Marine General Dunford confirmed as Commander of Afghan War
Marine Gen. Joseph Dunford, tapped by President Barack Obama to become his fifth commander of the war in Afghanistan, will take charge in Kabul early next year, Pentagon officials said Tuesday.
Dunford, currently the assistant commandant of the Marine Corps, was confirmed for his new post by the Senate in a voice vote Monday night. As commander of U.S. and NATO forces in Afghanistan, he will succeed another Marine, Gen. John Allen, whose future is in flux because of an investigation into his "potentially inappropriate" communications with a Tampa, Fla. woman.
U.S. officials said Allen's travails are unlikely to force the Pentagon to accelerate its plan for Dunford to assume command in February.
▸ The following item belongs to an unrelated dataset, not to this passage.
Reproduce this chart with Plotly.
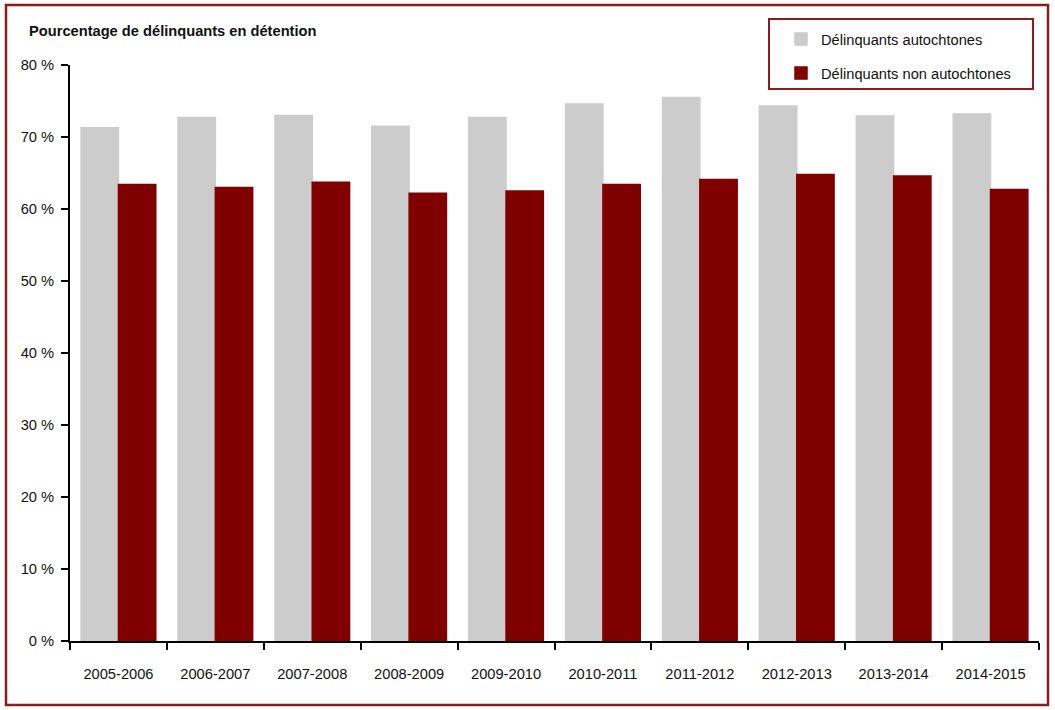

They said U.S., NATO and Afghan officials are trying to finalize a date for a change-of-command ceremony in Kabul, but they expected Allen to stay in the job several more weeks.
The Pentagon's investigation into Allen's relationship with Jill Kelley, a Florida woman who befriended several generals and admirals at the U.S. Central Command headquarters in Tampa, has come at a particularly awkward moment for the military.
The White House is scheduled to make a final decision in the next few weeks on some critical mileposts for winding down the war. Rather than rush Dunford into his new position, however, Obama and Defense Secretary Leon Panetta have chosen to keep Allen in command until early next year, despite the investigation by the Pentagon's inspector general. Allen is in the midst of finalizing his recommendations to Obama on how quickly to withdraw troops from Afghanistan next year, and he recently presented options on how many U.S. trainers and counterterrorism forces might remain in the country after 2014, when the NATO-led combat mission is scheduled to end.
Allen's longer-term future in the military remains uncertain. Obama had chosen him to become NATO's supreme allied commander in Europe, but the White House froze his nomination last month pending the outcome of the investigation.
Panetta asked the Pentagon's inspector general last month to review between 20,000 and 30,000 documents and e-mails Allen and Kelley had exchanged since 2010. The communications were unearthed by the FBI as part of a separate investigation into an affair between former CIA director David Petraeus and his biographer, Paula Broadwell. Petraeus publicly admitted the affair and abruptly resigned last month.
Associates of Allen and Kelley have denied they had an affair, and details of the e-mails between them remain secret at the Pentagon.